Stunts/Pyrotechnics/Weapons



Q: What do you call a person who performs a stunt in front of a live audience (and not in a film or TV show)?

A: A daredevil.

Daredevil is defined as a person who does dangerous things and takes risks, usually in front of a paying audience. Stuntman is defined as a person who substitutes for a movie or TV actor in scenes requiring hazardous or acrobatic feats. During the silent picture era, movie stars such as Harold Lloyd and Buster Keaton performed their own stunts. Today, Tom Cruise and Jackie Chan perform many of their own stunts instead of using stunt doubles. By definition, this classifies these movie stars as daredevils.

Today’s stunts often combine pyrotechnics and weapons along with physical stunts to make for explosive action movie sequences. This trilogy of Stunts/Pyrotechnics/Weapons create movie’s most dangerous, and often most spectacular special effects. Not to be confused with visual effect (digitally created computer generated effects), stunts/pyrotechnics/weapons special effects are practical—they are performed in the real world. Today’s action movie franchises, like Fast and Furious and the James Bond movies have a built-in need to constantly escalate the level of complexity involved in stunts, pyrotechniques and weapons.
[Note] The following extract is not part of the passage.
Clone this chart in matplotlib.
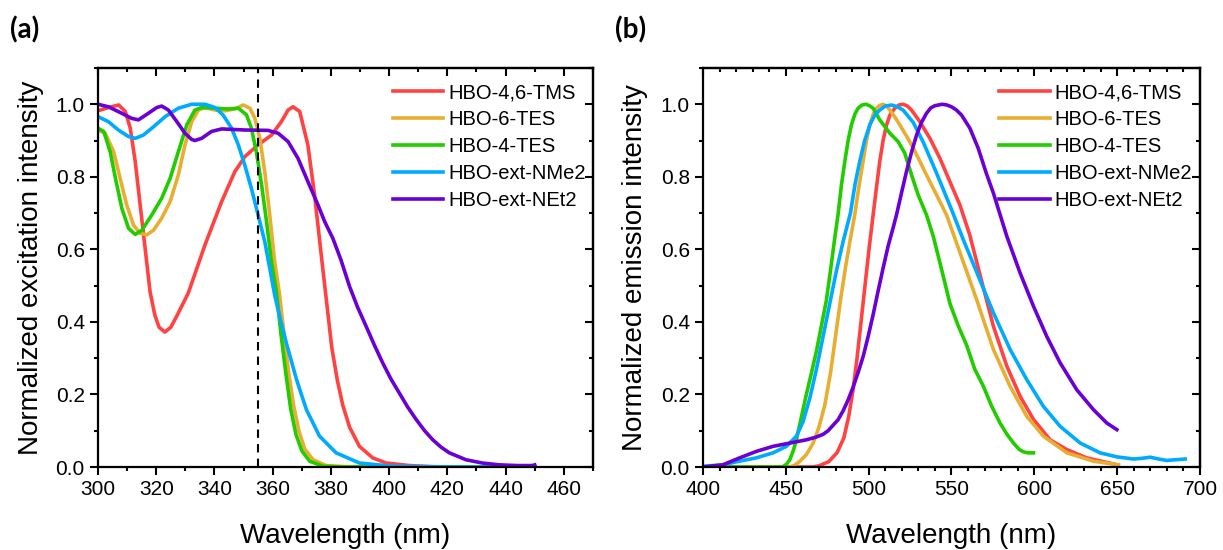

This evolution of stunts can be demonstrated by comparing the original stunt to its modern day adaptation.

Hanging from a Clock


Harrold Lloyd. Safety First! (1923)


Jackie Chan. Project A (1983)

The Drag


Yakima Canutt. Stage Coach (1939)


Terry Leonard. Raiders of the Lost Ark (1981)

In many cases everything has to go right the first time as the very nature of the stunt often calls for massive destruction of sets, vehicles and props. This can mean that there are no rehearsals and safety depends on experience, teamwork, advanced mathematical calculations and luck.

So what possesses modern actors to do their own stunts? It can’t just be the pursuit of their craft—there are numerous stunt performers who would jump at a chance to be a movie star’s stunt double. It probably has to do with whatever gene makes someone a daredevil in real life. Why else would Tom Cruise get a helicopter pilot’s license so he could perform his own helicopter stunts and flying in Mission: Impossible – Fallout (2018)?


Tom Cruise. Mission: Impossible – Fallout (2018)

When it comes to stunts, traditional film insurers typically exclude coverage for any and all stunts. Movies turn to companies that offer Stunt Insurance Packages. To obtain coverage, each stunt has to be signed off by the insurance company. This often means they monitor the scripts and storyboards very closely and often require loss-control experts on the set. Ironically, when it comes to insurance, a policy for a stunt can be a lot less expensive when performed by a stuntman than a movie star.

Regardless of the complexity of the stunt or the pyrotechnics and weapons involved, at the heart of the stunt is a person—sometimes the actor, often the stunt double. The action is real, and although the environment is rigged for safety, accidents can and do happen.

While all this preparation and oversight from insurance companies would make it appear that stunts have all been rigorously thought through and have built-in safety mechanisms, things can still go wrong. Regardless of the complexity of the stunt or the pyrotechnics and weapons involved, at the heart of the stunt is a person—sometimes the actor, often the stunt double. The action is real, and although the environment is rigged for safety, accidents can and do happen.

Two major examples of things going wrong are the helicopter crash in Twilight Zone: The Movie (1983) when pyrotechnics destroyed the tail rotor of a helicopter causing it to lose control, killing Vic Morrow and two child actors. Brandon Lee, star of the movie The Crow, was killed when he was shot with a prop gun that hadn’t been properly inspected.

Stunt disasters are not limited to stuntman or daredevil actors either. Cast and crew are also in harm’s way and unfortunately they’ve experienced their share of disaster. A Wikipedia list of film and television accidents lists over 200 major injuries to cast and crew in less than a century of filmmaking. In the decade of 1980-1990 alone, there were 37 deaths from stunts gone wrong. 24 of these involved helicopters. In fact, the 2010 decade was to-date most tragic decade of stunts gone wrong.

In spite of all the dangers, movie and film stunts are certain to get more elaborate and death defying as they strive to retain their audiences. With the action franchise being the current “guaranteed” Hollywood money maker, this trend will only increase.